WHAT THIS TASK INVOLVES: Using the material that follows, identify and copy each line with the string "code".

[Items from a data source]

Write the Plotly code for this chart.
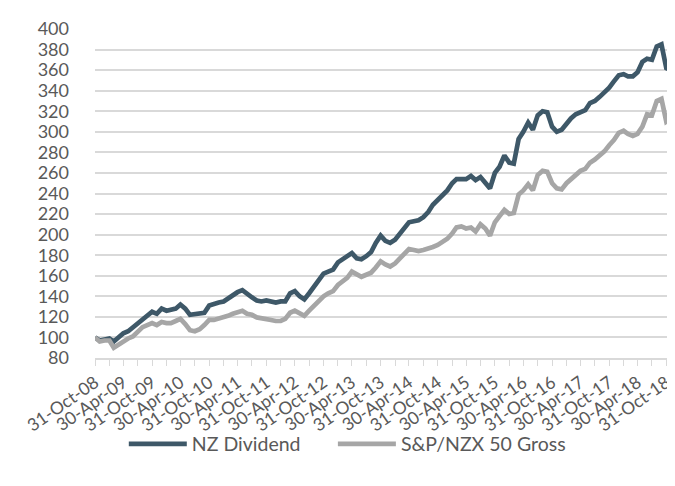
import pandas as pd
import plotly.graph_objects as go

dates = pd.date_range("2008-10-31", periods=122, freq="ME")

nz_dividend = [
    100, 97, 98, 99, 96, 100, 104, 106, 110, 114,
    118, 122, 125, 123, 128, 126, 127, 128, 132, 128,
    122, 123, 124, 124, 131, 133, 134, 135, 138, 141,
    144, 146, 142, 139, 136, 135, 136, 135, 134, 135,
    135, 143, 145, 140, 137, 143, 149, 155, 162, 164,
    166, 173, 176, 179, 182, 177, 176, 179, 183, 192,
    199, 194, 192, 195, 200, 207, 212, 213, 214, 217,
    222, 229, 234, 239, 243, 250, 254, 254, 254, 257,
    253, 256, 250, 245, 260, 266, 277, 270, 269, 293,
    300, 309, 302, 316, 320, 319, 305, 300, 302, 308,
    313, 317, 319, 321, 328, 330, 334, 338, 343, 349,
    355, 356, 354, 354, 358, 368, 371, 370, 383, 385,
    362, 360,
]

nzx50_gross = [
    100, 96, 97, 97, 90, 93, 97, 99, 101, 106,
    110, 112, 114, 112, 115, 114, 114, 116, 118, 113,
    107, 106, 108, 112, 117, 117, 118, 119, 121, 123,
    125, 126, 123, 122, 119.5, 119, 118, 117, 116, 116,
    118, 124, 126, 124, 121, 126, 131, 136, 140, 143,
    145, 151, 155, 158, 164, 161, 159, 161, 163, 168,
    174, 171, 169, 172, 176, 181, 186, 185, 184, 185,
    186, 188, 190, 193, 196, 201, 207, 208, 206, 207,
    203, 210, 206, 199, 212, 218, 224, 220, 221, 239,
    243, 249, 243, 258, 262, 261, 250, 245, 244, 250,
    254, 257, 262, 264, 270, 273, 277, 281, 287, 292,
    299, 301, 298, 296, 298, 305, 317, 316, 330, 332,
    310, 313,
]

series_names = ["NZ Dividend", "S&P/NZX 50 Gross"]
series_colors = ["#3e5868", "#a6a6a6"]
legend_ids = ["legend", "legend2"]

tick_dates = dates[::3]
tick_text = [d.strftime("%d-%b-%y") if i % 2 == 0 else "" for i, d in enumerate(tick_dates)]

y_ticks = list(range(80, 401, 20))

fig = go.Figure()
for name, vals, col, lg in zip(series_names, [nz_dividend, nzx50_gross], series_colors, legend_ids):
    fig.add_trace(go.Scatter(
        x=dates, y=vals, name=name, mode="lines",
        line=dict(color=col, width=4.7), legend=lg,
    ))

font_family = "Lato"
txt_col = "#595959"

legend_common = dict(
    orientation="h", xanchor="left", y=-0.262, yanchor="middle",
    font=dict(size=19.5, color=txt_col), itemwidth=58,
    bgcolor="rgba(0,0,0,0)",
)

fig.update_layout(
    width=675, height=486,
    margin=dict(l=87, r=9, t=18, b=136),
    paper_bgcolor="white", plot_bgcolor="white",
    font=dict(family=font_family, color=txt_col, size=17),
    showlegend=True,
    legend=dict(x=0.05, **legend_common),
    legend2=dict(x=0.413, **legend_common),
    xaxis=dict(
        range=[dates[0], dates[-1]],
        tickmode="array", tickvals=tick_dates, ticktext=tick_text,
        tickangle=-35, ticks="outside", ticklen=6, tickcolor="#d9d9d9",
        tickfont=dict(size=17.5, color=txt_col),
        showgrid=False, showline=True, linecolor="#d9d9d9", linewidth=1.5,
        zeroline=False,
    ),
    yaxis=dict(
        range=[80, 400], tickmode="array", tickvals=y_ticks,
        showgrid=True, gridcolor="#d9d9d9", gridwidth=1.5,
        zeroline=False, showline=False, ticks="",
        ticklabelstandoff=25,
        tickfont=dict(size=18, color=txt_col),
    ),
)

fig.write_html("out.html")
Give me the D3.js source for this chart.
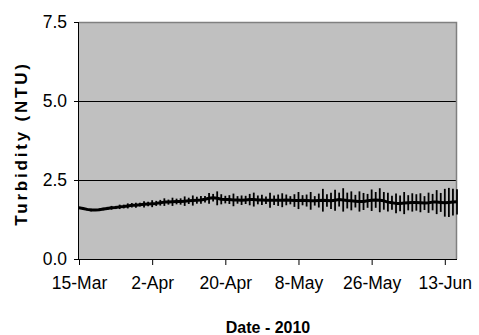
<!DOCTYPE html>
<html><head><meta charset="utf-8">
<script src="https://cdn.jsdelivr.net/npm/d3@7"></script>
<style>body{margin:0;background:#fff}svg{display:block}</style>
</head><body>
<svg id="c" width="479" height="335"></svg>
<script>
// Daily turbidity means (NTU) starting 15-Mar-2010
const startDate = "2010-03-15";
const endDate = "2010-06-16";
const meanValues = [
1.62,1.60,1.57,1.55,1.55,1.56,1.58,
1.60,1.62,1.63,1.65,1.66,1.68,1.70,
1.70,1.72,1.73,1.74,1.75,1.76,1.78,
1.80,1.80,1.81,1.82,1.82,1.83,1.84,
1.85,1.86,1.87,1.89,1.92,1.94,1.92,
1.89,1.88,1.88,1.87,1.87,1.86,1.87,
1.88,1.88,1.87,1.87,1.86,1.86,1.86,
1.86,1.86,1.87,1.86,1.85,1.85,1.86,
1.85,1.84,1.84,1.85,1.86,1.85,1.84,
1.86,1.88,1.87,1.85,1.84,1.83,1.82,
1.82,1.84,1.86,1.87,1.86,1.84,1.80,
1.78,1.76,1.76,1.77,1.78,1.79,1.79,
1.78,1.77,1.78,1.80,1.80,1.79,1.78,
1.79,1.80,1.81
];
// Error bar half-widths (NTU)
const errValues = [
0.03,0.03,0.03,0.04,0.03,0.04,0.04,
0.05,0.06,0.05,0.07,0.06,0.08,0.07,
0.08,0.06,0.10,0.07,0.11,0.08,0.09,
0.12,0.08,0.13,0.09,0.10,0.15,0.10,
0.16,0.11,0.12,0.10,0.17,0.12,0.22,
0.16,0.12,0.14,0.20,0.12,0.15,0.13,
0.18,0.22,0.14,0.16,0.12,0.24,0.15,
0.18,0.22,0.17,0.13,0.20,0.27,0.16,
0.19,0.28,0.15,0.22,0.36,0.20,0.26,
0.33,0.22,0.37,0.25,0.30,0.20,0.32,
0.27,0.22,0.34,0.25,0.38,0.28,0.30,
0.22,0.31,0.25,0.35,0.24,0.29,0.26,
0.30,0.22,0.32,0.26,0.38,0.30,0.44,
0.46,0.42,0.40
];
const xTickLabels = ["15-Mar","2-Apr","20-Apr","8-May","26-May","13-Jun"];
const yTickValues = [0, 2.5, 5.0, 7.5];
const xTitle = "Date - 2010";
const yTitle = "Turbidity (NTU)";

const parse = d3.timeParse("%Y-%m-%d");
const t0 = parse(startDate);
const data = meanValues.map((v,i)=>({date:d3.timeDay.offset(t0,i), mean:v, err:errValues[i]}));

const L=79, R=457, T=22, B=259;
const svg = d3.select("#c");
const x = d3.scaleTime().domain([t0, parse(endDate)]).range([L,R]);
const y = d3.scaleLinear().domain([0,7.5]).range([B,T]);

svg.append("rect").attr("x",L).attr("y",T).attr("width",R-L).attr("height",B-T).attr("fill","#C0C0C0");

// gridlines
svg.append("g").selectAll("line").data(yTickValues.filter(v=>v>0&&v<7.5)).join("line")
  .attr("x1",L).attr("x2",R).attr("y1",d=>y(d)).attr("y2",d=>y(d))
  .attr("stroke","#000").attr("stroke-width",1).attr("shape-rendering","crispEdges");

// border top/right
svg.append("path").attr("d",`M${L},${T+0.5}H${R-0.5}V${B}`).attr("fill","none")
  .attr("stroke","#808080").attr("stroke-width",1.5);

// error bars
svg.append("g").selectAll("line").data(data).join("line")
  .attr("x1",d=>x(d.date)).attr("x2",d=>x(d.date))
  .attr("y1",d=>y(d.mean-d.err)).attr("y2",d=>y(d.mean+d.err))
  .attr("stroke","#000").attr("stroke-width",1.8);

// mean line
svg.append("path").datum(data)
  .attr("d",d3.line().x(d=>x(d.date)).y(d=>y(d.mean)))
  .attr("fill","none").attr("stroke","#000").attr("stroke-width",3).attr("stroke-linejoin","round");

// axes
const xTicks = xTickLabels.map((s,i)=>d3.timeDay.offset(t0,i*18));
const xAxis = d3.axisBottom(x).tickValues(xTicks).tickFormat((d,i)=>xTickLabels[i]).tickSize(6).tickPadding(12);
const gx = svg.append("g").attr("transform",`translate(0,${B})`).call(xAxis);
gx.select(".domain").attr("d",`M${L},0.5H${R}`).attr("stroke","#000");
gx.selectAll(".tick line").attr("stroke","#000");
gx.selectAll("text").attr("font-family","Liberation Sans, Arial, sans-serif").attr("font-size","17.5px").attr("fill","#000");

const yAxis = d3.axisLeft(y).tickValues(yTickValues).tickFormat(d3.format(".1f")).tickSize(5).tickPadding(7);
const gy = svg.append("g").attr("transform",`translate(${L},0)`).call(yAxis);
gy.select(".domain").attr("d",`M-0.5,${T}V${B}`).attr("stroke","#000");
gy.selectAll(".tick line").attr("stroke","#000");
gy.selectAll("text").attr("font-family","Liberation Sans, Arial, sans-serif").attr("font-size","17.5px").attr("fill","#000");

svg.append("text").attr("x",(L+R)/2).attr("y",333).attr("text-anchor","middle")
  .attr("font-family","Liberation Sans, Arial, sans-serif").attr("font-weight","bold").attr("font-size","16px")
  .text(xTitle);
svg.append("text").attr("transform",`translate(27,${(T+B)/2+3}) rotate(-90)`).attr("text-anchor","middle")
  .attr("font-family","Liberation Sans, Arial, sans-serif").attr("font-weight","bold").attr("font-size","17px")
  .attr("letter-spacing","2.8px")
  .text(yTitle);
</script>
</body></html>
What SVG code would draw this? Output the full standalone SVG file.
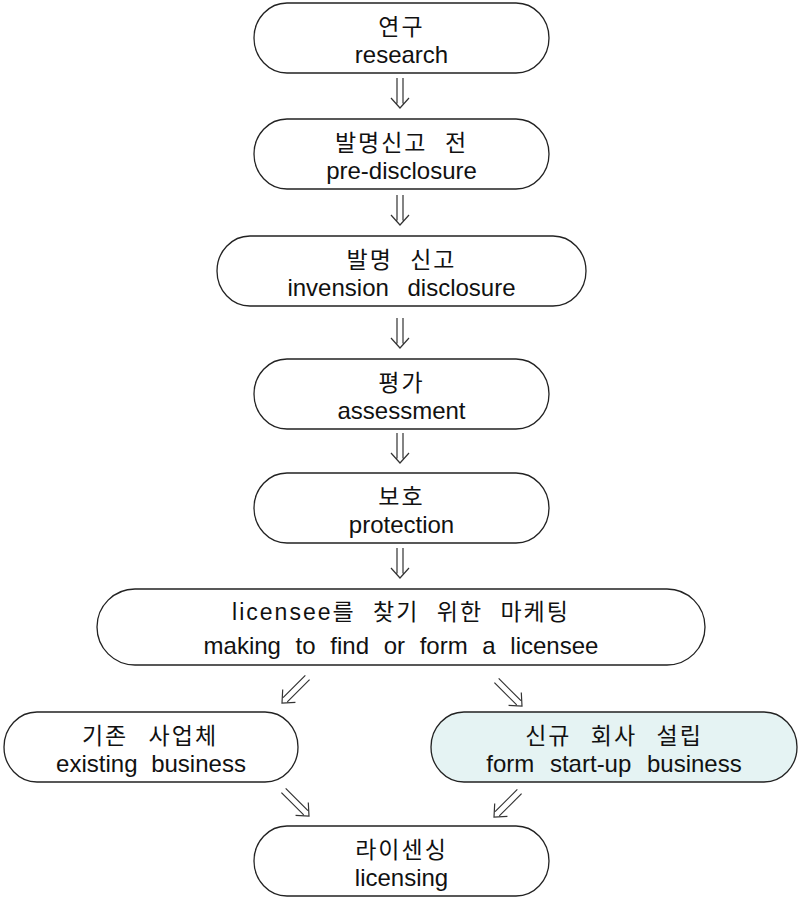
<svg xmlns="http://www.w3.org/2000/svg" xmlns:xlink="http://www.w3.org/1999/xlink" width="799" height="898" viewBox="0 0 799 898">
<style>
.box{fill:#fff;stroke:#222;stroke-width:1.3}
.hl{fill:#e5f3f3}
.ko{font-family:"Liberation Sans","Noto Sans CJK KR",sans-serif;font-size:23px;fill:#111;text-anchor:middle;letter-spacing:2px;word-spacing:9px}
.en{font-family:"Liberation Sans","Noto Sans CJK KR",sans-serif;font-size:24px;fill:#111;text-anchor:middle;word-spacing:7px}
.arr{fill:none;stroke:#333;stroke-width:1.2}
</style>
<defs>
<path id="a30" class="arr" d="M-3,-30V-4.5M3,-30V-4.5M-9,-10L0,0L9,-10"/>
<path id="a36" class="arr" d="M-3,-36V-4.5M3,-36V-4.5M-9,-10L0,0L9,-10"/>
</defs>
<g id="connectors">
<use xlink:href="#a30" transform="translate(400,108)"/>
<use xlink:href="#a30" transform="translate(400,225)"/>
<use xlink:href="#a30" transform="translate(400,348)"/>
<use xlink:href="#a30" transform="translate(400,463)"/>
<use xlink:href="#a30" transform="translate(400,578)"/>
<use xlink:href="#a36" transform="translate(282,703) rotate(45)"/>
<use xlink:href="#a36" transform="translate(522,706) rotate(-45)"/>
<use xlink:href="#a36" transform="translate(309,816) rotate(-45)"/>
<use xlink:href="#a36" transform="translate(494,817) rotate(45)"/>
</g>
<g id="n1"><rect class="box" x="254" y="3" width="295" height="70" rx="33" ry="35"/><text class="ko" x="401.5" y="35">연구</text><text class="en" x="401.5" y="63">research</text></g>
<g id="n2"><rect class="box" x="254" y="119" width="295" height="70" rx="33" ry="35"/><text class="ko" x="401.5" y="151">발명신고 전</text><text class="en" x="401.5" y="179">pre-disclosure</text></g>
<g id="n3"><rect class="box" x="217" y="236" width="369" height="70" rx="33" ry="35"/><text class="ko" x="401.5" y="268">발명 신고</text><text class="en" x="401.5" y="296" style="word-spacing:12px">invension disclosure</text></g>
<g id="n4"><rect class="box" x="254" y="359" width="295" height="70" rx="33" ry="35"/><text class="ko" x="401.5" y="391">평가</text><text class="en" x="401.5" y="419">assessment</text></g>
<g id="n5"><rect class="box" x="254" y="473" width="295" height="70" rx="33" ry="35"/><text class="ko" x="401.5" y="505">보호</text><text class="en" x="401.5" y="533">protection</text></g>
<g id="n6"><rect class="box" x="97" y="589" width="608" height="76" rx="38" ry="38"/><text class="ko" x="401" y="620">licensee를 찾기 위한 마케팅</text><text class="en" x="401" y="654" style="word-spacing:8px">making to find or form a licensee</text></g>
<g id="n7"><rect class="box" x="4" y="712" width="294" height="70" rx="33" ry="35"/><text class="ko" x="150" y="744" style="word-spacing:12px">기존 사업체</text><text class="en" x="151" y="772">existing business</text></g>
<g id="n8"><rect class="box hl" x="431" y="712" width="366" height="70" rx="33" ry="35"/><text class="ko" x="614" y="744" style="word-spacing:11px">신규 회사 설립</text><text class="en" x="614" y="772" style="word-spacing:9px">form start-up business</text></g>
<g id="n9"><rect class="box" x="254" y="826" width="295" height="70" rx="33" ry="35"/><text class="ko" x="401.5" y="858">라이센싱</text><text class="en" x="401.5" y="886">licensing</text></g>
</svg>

COMPLETED TASK:
Write the Plotly code for this chart.
What SVG code would draw this? Output the full standalone SVG file.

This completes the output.